EXERCISE BRIEF:
Copy from the first line below down to and including the line with "lw=0.5, antialiased=False, zorder=2)". Skip the pictures.

DATA EXCERPT:
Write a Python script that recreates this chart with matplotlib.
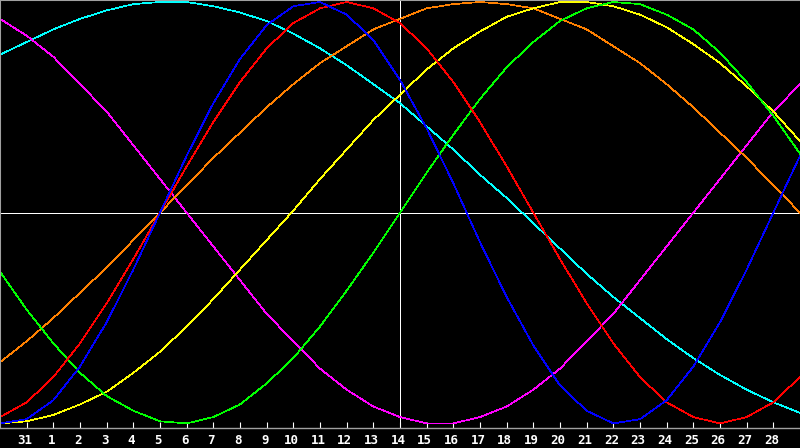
import matplotlib
matplotlib.use("Agg")
import matplotlib.pyplot as plt
from matplotlib.transforms import ScaledTranslation

# Day index along the x axis (0 = the 30th of the previous month, right edge = the 29th)
days = list(range(31))
tick_pos = list(range(1, 30))
tick_labels = ["31"] + [str(d) for d in range(1, 29)]

# Cycle values in percent, one per day
red = [-97, -90, -78, -62, -43, -22, 0, 22, 43, 62, 78, 90, 97, 100, 97, 90, 78, 62, 43, 22,
       0, -22, -43, -62, -78, -90, -97, -100, -97, -90, -78]
blue = [-100, -98, -89, -73, -52, -27, 0, 27, 52, 73, 89, 98, 100, 94, 82, 63, 40, 14, -14, -40,
        -63, -82, -94, -100, -98, -89, -73, -52, -27, 0, 27]
green = [-28, -46, -62, -76, -87, -94, -99, -100, -97, -91, -81, -69, -54, -37, -19, 0, 19, 37,
         54, 69, 81, 91, 97, 100, 99, 94, 87, 76, 62, 46, 28]
orange = [-71, -61, -50, -38, -26, -13, 0, 13, 26, 38, 50, 61, 71, 79, 87, 92, 97, 99, 100, 99,
          97, 92, 87, 79, 71, 61, 50, 38, 26, 13, 0]
magenta = [92, 84, 74, 61, 48, 32, 16, 0, -16, -32, -48, -61, -74, -84, -92, -97, -100, -100,
           -97, -92, -84, -74, -61, -48, -32, -16, 0, 16, 32, 48, 61]
yellow = [-100, -99, -96, -91, -85, -76, -66, -54, -41, -27, -13, 1, 16, 30, 44, 56, 68, 78, 86,
          93, 97, 100, 100, 98, 94, 88, 80, 71, 60, 48, 34]
cyan = [75, 81, 87, 92, 96, 99, 100, 100, 98, 95, 91, 85, 78, 70, 61, 52, 41, 30, 18, 7, -5,
        -17, -29, -40, -50, -60, -69, -77, -84, -90, -95]

series = [
    (cyan, "#00ffff"),
    (magenta, "#ff00ff"),
    (orange, "#ff8000"),
    (yellow, "#ffff00"),
    (green, "#00ff00"),
    (red, "#ff0000"),
    (blue, "#0000ff"),
]

W, H = 800, 448
fig = plt.figure(figsize=(W / 100, H / 100), dpi=100, facecolor="black")
ax = fig.add_axes([0, (H - 428) / H, 1, 428 / H], facecolor="black")

# y pixel = 212.7 - 2.107 * value, axes spans pixel rows 0..428
ax.set_xlim(0, 30)
ax.set_ylim((212.7 - 428) / 2.107, 212.7 / 2.107)

ax.axhline(0, color="white", lw=0.7, antialiased=False, zorder=1)
ax.axvline(15, color="white", lw=0.7, antialiased=False, zorder=1)

for vals, col in series:
    ax.plot(days, vals, color=col, lw=0.5, antialiased=False, zorder=2)

for side in ["top", "left"]:
    ax.spines[side].set_color("#a0a0a0")
    ax.spines[side].set_linewidth(1.5)
ax.spines["right"].set_visible(False)
ax.spines["bottom"].set_color("#a0a0a0")
ax.spines["bottom"].set_linewidth(1.0)

ax.set_yticks([])
ax.set_xticks(tick_pos)
ax.set_xticklabels(tick_labels, fontfamily="DejaVu Sans Mono", fontweight="bold",
                   fontsize=9, color="white")
ax.tick_params(axis="x", direction="in", length=4, width=0.8, color="white", pad=4)
off = ScaledTranslation(-2 / 100, 0, fig.dpi_scale_trans)
for lbl in ax.get_xticklabels():
    lbl.set_transform(lbl.get_transform() + off)

fig.savefig("out.png", dpi=100, facecolor="black")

EXERCISE SOLUTION:
Write a Python script that recreates this chart with matplotlib.
import matplotlib
matplotlib.use("Agg")
import matplotlib.pyplot as plt
from matplotlib.transforms import ScaledTranslation

# Day index along the x axis (0 = the 30th of the previous month, right edge = the 29th)
days = list(range(31))
tick_pos = list(range(1, 30))
tick_labels = ["31"] + [str(d) for d in range(1, 29)]

# Cycle values in percent, one per day
red = [-97, -90, -78, -62, -43, -22, 0, 22, 43, 62, 78, 90, 97, 100, 97, 90, 78, 62, 43, 22,
       0, -22, -43, -62, -78, -90, -97, -100, -97, -90, -78]
blue = [-100, -98, -89, -73, -52, -27, 0, 27, 52, 73, 89, 98, 100, 94, 82, 63, 40, 14, -14, -40,
        -63, -82, -94, -100, -98, -89, -73, -52, -27, 0, 27]
green = [-28, -46, -62, -76, -87, -94, -99, -100, -97, -91, -81, -69, -54, -37, -19, 0, 19, 37,
         54, 69, 81, 91, 97, 100, 99, 94, 87, 76, 62, 46, 28]
orange = [-71, -61, -50, -38, -26, -13, 0, 13, 26, 38, 50, 61, 71, 79, 87, 92, 97, 99, 100, 99,
          97, 92, 87, 79, 71, 61, 50, 38, 26, 13, 0]
magenta = [92, 84, 74, 61, 48, 32, 16, 0, -16, -32, -48, -61, -74, -84, -92, -97, -100, -100,
           -97, -92, -84, -74, -61, -48, -32, -16, 0, 16, 32, 48, 61]
yellow = [-100, -99, -96, -91, -85, -76, -66, -54, -41, -27, -13, 1, 16, 30, 44, 56, 68, 78, 86,
          93, 97, 100, 100, 98, 94, 88, 80, 71, 60, 48, 34]
cyan = [75, 81, 87, 92, 96, 99, 100, 100, 98, 95, 91, 85, 78, 70, 61, 52, 41, 30, 18, 7, -5,
        -17, -29, -40, -50, -60, -69, -77, -84, -90, -95]

series = [
    (cyan, "#00ffff"),
    (magenta, "#ff00ff"),
    (orange, "#ff8000"),
    (yellow, "#ffff00"),
    (green, "#00ff00"),
    (red, "#ff0000"),
    (blue, "#0000ff"),
]

W, H = 800, 448
fig = plt.figure(figsize=(W / 100, H / 100), dpi=100, facecolor="black")
ax = fig.add_axes([0, (H - 428) / H, 1, 428 / H], facecolor="black")

# y pixel = 212.7 - 2.107 * value, axes spans pixel rows 0..428
ax.set_xlim(0, 30)
ax.set_ylim((212.7 - 428) / 2.107, 212.7 / 2.107)

ax.axhline(0, color="white", lw=0.7, antialiased=False, zorder=1)
ax.axvline(15, color="white", lw=0.7, antialiased=False, zorder=1)

for vals, col in series:
    ax.plot(days, vals, color=col, lw=0.5, antialiased=False, zorder=2)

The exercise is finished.